I found great freedom in being able to say (on a regular basis) I don't have it all together. But there was a time I tried to, and if I didn't, I faked it. Needless to say, I struggled with anxiety and it built a barrier between me and the Lord, because while I asked for His help, I really wanted to fix things on my own. when I can fix things and "come through" it makes me feel good about myself. Finally, I grew the courage to ask God to knock down the barrier. Changed my life. When I feel that pride setting in, I do things like write a series on humility on my blog. 😉 lol
I hear you. I remember when my mom was sick and people told me how strong I was. Ha. I was sitting there doubting God's very existence! But I didn't tell anyone because I didn't want to wreck their image of me.
Image. What a small word for such a destructive thing.
I relate to this, Lindsay. And I'm always humiliated when I see how pride has wiggled its way into my mindset yet again.
I used to pride myself on being independent, but over the last number of years, God has shown me that He created us to be interdependent. We aren't strong enough to do "it" all on our own. We need Him, and the humility to ask for help/accept help from others. When we refuse their help, we deny them a blessing.
I had a health situation a few years ago that had me in a humble place all summer. I am blessed to have a circle of friends, and we're "doing life together." They jumped in, took my kids so my husband could be at the hospital with me for my procedures, provided meals (gluten and dairy free, no less!) and encouraged me by visiting with me. I was so humbled and blessed by their help and their caring. I've learned a lot from them about seeing others' needs and stepping in to meet the needs of others. There's a beautiful grace in accepting help. 🙂
Aw, what sweet friends!! "There's a beautiful grace in accepting help." Well said, friend. Well said.
I'm guessing your friend received joy from helping…. (-: You are a lovely person, Lindsay! I'm blessed to be your friend. And, oh my, do I relate to pride lurking around unknown corners of my life.
I'm guessing she did. She's pretty awesome like that. 🙂
OOh! I hear ya! Back when I started writing, I thought everything I wrote was perfect (yeah, I really did–LOLing at my old self here). It's only when you start accepting critiques and realizing others actually KNOW what they're talking about b/c they're farther along the path than you are that you can start changing your writing for the better, making it much more than you ever thought it could be. Same thing w/parenting, or marriage…you have to be willing to ask for advice and help when you need it. You might think you've got it all together, but inevitably, there will even be a point where NO ONE can help you but God. You have to get to that point of humility where you'll admit that and cry for His help. I think our own inadequacies/failures help us gear up for those times when all we have is God, too. Great post, Lindsay, and hoping your doggie's eye is better!
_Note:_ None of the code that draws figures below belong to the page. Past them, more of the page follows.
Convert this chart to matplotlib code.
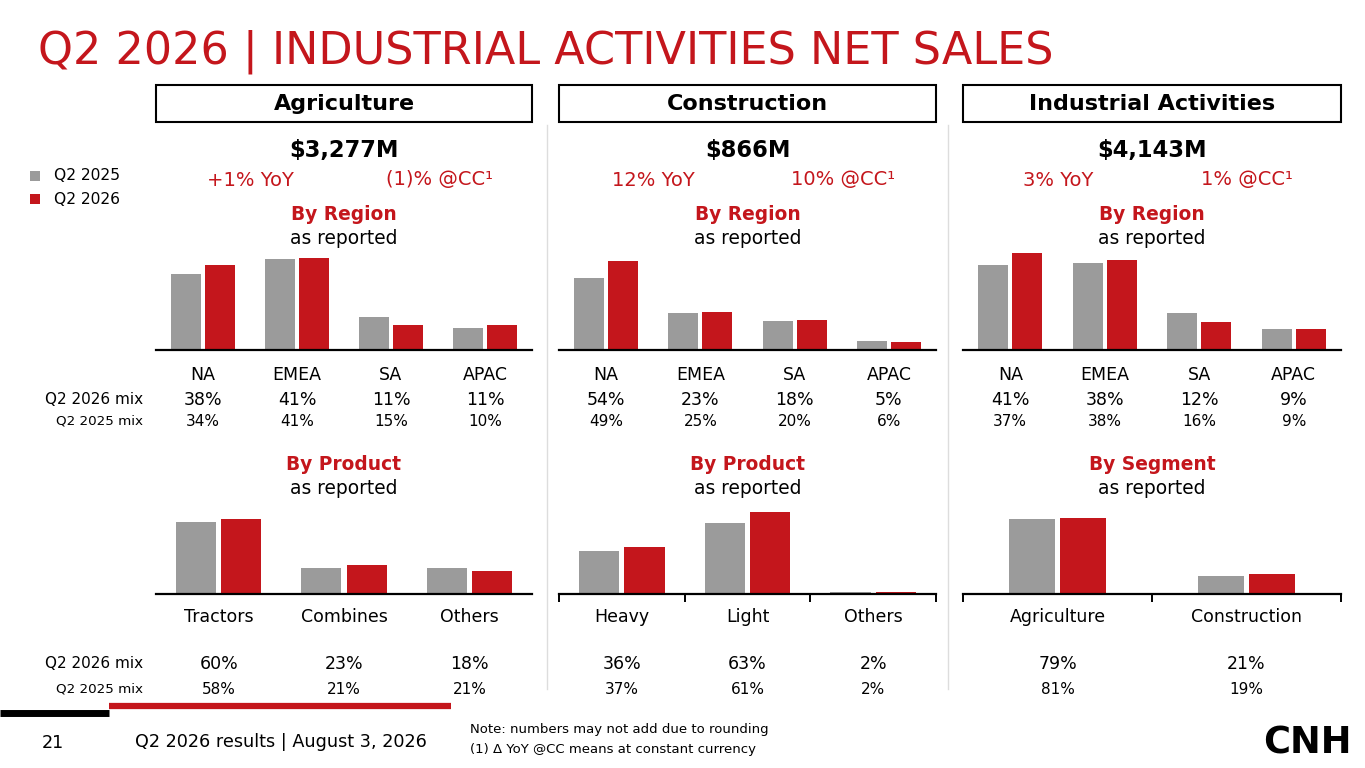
import matplotlib
matplotlib.use('Agg')
from matplotlib import pyplot as plt
from matplotlib.patches import Rectangle
from matplotlib.lines import Line2D
import numpy as np

plt.rcParams['font.family'] = ['DejaVu Sans']

W, H = 1365, 768
RED = '#C4161C'
GREY = '#9B9B9B'

### net sales in $M
regions = ['NA', 'EMEA', 'SA', 'APAC']
ag_region_2025 = [1105, 1330, 485, 325]
ag_region_2026 = [1245, 1345, 360, 360]
con_region_2025 = [379, 193, 155, 46]
con_region_2026 = [468, 199, 156, 40]
ind_region_2025 = [1488, 1528, 644, 362]
ind_region_2026 = [1699, 1574, 497, 373]

ag_products = ['Tractors', 'Combines', 'Others']
ag_product_2025 = [1882, 681, 681]
ag_product_2026 = [1966, 754, 590]
con_products = ['Heavy', 'Light', 'Others']
con_product_2025 = [286, 472, 15]
con_product_2026 = [312, 546, 12]
segments = ['Agriculture', 'Construction']
segment_2025 = [3245, 773]
segment_2026 = [3277, 866]

### mix labels
ag_region_mix26 = ['38%', '41%', '11%', '11%']
ag_region_mix25 = ['34%', '41%', '15%', '10%']
con_region_mix26 = ['54%', '23%', '18%', '5%']
con_region_mix25 = ['49%', '25%', '20%', '6%']
ind_region_mix26 = ['41%', '38%', '12%', '9%']
ind_region_mix25 = ['37%', '38%', '16%', '9%']
ag_product_mix26 = ['60%', '23%', '18%']
ag_product_mix25 = ['58%', '21%', '21%']
con_product_mix26 = ['36%', '63%', '2%']
con_product_mix25 = ['37%', '61%', '2%']
segment_mix26 = ['79%', '21%']
segment_mix25 = ['81%', '19%']

panel_titles = ['Agriculture', 'Construction', 'Industrial Activities']
totals = ['$3,277M', '$866M', '$4,143M']
yoy = ['+1% YoY', '12% YoY', '3% YoY']
cc = ['(1)% @CC\u00b9', '10% @CC\u00b9', '1% @CC\u00b9']
bottom_titles = ['By Product', 'By Product', 'By Segment']

fig = plt.figure(figsize=(W / 100, H / 100), dpi=100)


def ftext(x, y, s, **kw):
    kw.setdefault('ha', 'center')
    kw.setdefault('va', 'center')
    fig.text(x / W, 1 - y / H, s, **kw)


def bar_panel(left, right, base, cats, v25, v26, ymax, width, off, ticks,
              lab_y, mix26, mix25, y26, y25):
    ax = fig.add_axes([left / W, 1 - base / H, (right - left) / W, 100 / H])
    x = np.arange(len(cats))
    ax.bar(x - off, v25, width, color=GREY, lw=0)
    ax.bar(x + off, v26, width, color=RED, lw=0)
    ax.set_xlim(-0.5, len(cats) - 0.5)
    ax.set_ylim(0, ymax)
    for s in ['top', 'left', 'right']:
        ax.spines[s].set_visible(False)
    ax.spines['bottom'].set_linewidth(1.6)
    ax.set_yticks([])
    if ticks:
        ax.set_xticks(np.arange(len(cats) + 1) - 0.5)
        ax.tick_params(axis='x', length=6, width=1.4, labelbottom=False)
    else:
        ax.set_xticks([])
    ax.patch.set_alpha(0)
    tr = ax.get_xaxis_transform()
    for i, c in enumerate(cats):
        ax.text(i, -(lab_y - base) / 100, c, transform=tr, ha='center',
                va='center', fontsize=12.5)
        ax.text(i, -(y26 - base) / 100, mix26[i], transform=tr, ha='center',
                va='center', fontsize=12.5)
        ax.text(i, -(y25 - base) / 100, mix25[i], transform=tr, ha='center',
                va='center', fontsize=11)
    return ax


# title
ftext(38, 52, 'Q2 2026 | INDUSTRIAL ACTIVITIES NET SALES', ha='left',
      fontsize=32, color=RED)

# panel headers
lefts = [156, 559, 963]
rights = [532, 936, 1341]
yoy_x = [250, 653, 1058]
cc_x = [439, 843, 1247]
for i in range(3):
    l, r = lefts[i], rights[i]
    c = (l + r) / 2
    fig.patches.append(Rectangle((l / W, 1 - 122 / H), (r - l) / W, 37 / H,
                                 transform=fig.transFigure, fill=False,
                                 ec='black', lw=1.5))
    ftext(c, 104, panel_titles[i], fontsize=16, fontweight='bold')
    ftext(c, 150, totals[i], fontsize=16.3, fontweight='bold')
    ftext(yoy_x[i], 180, yoy[i], fontsize=14, color=RED)
    ftext(cc_x[i], 180, cc[i], fontsize=14, color=RED)
    ftext(c, 215, 'By Region', fontsize=13.4, fontweight='bold', color=RED)
    ftext(c, 238, 'as reported', fontsize=13.4)
    ftext(c, 465, bottom_titles[i], fontsize=13.4, fontweight='bold', color=RED)
    ftext(c, 488, 'as reported', fontsize=13.4)

# separators
for sx in [547, 948]:
    fig.lines.append(Line2D([sx / W, sx / W], [1 - 125 / H, 1 - 689 / H],
                            transform=fig.transFigure, color='#DDDDDD', lw=1))

# region charts
bar_panel(156, 532, 350, regions, ag_region_2025, ag_region_2026, 1462,
          0.32, 0.18, False, 375, ag_region_mix26, ag_region_mix25, 400, 421)
bar_panel(559, 936, 350, regions, con_region_2025, con_region_2026, 526,
          0.32, 0.18, False, 375, con_region_mix26, con_region_mix25, 400, 421)
bar_panel(963, 1341, 350, regions, ind_region_2025, ind_region_2026, 1752,
          0.32, 0.18, False, 375, ind_region_mix26, ind_region_mix25, 400, 421)

# product / segment charts
bar_panel(156, 532, 594, ag_products, ag_product_2025, ag_product_2026, 2621,
          0.32, 0.18, False, 617, ag_product_mix26, ag_product_mix25, 664, 689)
bar_panel(559, 936, 594, con_products, con_product_2025, con_product_2026, 666,
          0.32, 0.18, True, 617, con_product_mix26, con_product_mix25, 664, 689)
bar_panel(963, 1341, 594, segments, segment_2025, segment_2026, 4312,
          0.24, 0.135, True, 617, segment_mix26, segment_mix25, 664, 689)

# row labels
ftext(143, 400, 'Q2 2026 mix', ha='right', fontsize=11)
ftext(143, 421, 'Q2 2025 mix', ha='right', fontsize=9.7)
ftext(143, 664, 'Q2 2026 mix', ha='right', fontsize=11)
ftext(143, 689, 'Q2 2025 mix', ha='right', fontsize=9.7)

# legend
fig.patches.append(Rectangle((30 / W, 1 - 181 / H), 10 / W, 10 / H,
                             transform=fig.transFigure, color=GREY, lw=0))
fig.patches.append(Rectangle((30 / W, 1 - 204 / H), 10 / W, 10 / H,
                             transform=fig.transFigure, color=RED, lw=0))
ftext(54, 176, 'Q2 2025', ha='left', fontsize=11.2)
ftext(54, 199, 'Q2 2026', ha='left', fontsize=11.2)

# footer
fig.lines.append(Line2D([0, 109 / W], [1 - 712.5 / H] * 2,
                        transform=fig.transFigure, color='black', lw=5,
                        solid_capstyle='butt'))
fig.lines.append(Line2D([109 / W, 451 / W], [1 - 706 / H] * 2,
                        transform=fig.transFigure, color=RED, lw=4.5,
                        solid_capstyle='butt'))
ftext(53, 743, '21', fontsize=12.7)
ftext(135, 742, 'Q2 2026 results | August 3, 2026', ha='left', fontsize=12.7)
ftext(470, 730, 'Note: numbers may not add due to rounding', ha='left',
      fontsize=9.5)
ftext(470, 750, '(1) \u0394 YoY @CC means at constant currency', ha='left',
      fontsize=9.5)
ftext(1307, 743, 'CNH', fontsize=26.5, fontweight='heavy')

fig.savefig('out.png', dpi=100)
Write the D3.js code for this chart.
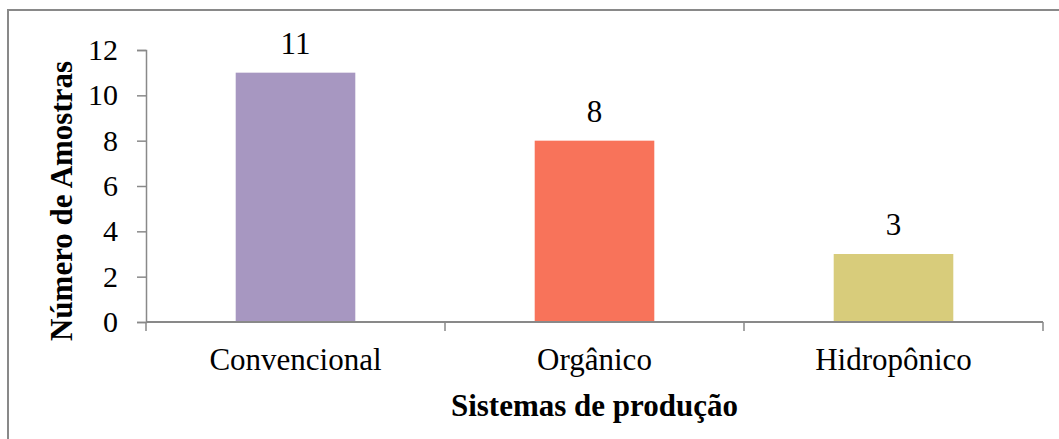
<!DOCTYPE html>
<html>
<head>
<meta charset="utf-8">
<script src="https://cdn.jsdelivr.net/npm/d3@7"></script>
<style>
html,body{margin:0;padding:0;background:#fff;overflow:hidden;}
svg{display:block;}
</style>
</head>
<body>
<svg id="chart" width="1059" height="439"></svg>
<script>
const categories = ["Convencional", "Orgânico", "Hidropônico"];
const values = [11, 8, 3];
const barColors = ["#A797C1", "#F8735A", "#D8CC7B"];
const yTicks = [0, 2, 4, 6, 8, 10, 12];
const yTitle = "Número de Amostras";
const xTitle = "Sistemas de produção";

const W = 1059, H = 439;
const svg = d3.select("#chart");
const font = "'Liberation Serif','Times New Roman',serif";
const gray = "#898989";

// outer border (right/bottom edges fall outside the picture)
svg.append("rect").attr("x", 8).attr("y", 10).attr("width", 1200).attr("height", 600)
  .attr("fill", "#fff").attr("stroke", gray).attr("stroke-width", 2);

const x0 = 146, x1 = 1043, yTop = 50, yBot = 322;
const x = d3.scaleBand().domain(categories).range([x0, x1]).paddingInner(0.6).paddingOuter(0.3);
const y = d3.scaleLinear().domain([0, 12]).range([yBot, yTop]);

// bars
svg.selectAll("rect.bar").data(values).enter().append("rect")
  .attr("class", "bar")
  .attr("x", (d, i) => x(categories[i]))
  .attr("y", d => y(d))
  .attr("width", x.bandwidth())
  .attr("height", d => y(0) - y(d))
  .attr("fill", (d, i) => barColors[i]);

// value labels
svg.selectAll("text.val").data(values).enter().append("text")
  .attr("class", "val")
  .attr("x", (d, i) => x(categories[i]) + x.bandwidth() / 2)
  .attr("y", d => y(d) - 19)
  .attr("text-anchor", "middle")
  .attr("font-family", font).attr("font-size", 31).attr("fill", "#000")
  .text(d => d);

// y axis
const yAxis = svg.append("g").attr("transform", `translate(${x0},0)`)
  .call(d3.axisLeft(y).tickValues(yTicks).tickSize(9).tickPadding(19));
yAxis.select(".domain").attr("stroke", gray).attr("stroke-width", 1.5);
yAxis.selectAll(".tick line").attr("stroke", gray).attr("stroke-width", 1.5);
yAxis.selectAll(".tick text").attr("font-family", font).attr("font-size", 30).attr("fill", "#000");

// x axis
const xEdges = [0, 1, 2, 3].map(i => x0 + i * x.step());
const xAxisG = svg.append("g").attr("transform", `translate(0,${yBot})`);
xAxisG.append("path").attr("d", `M${x0},0H${x1}`).attr("stroke", gray).attr("stroke-width", 2).attr("fill", "none");
xAxisG.selectAll("line.tk").data(xEdges).enter().append("line")
  .attr("x1", d => d).attr("x2", d => d).attr("y1", 0).attr("y2", 9)
  .attr("stroke", gray).attr("stroke-width", 1.5);
xAxisG.selectAll("text.cat").data(categories).enter().append("text")
  .attr("x", d => x(d) + x.bandwidth() / 2)
  .attr("y", 48)
  .attr("text-anchor", "middle")
  .attr("font-family", font).attr("font-size", 31).attr("fill", "#000")
  .text(d => d);

// axis titles
svg.append("text")
  .attr("x", (x0 + x1) / 2).attr("y", 416)
  .attr("text-anchor", "middle")
  .attr("font-family", font).attr("font-size", 31).attr("font-weight", "bold").attr("fill", "#000")
  .text(xTitle);

svg.append("text")
  .attr("transform", `translate(72,${201}) rotate(-90)`)
  .attr("text-anchor", "middle")
  .attr("font-family", font).attr("font-size", 31).attr("font-weight", "bold").attr("fill", "#000")
  .text(yTitle);
</script>
</body>
</html>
"You might think you've got it all together, but inevitably, there will even be a point where NO ONE can help you but God."
Amen, amen, amen!!
(And yes, her eye is much better!)
I used to struggled asking for help…and then I had twins. But, even then, it took me a while to reach out and ask for help. My biggest thing is that I don't want to inconvenience people. Since having the boys, I've actually learned how to accept help for even random strangers. 🙂 I'm still not the greatest at asking, but I'm getting much better. I'm so happy you had help when you needed it most. I wish I could be closer to help!! 🙂
I wish you could be closer too!!! And yes, I'm so very blessed to be surrounded by wonderful people.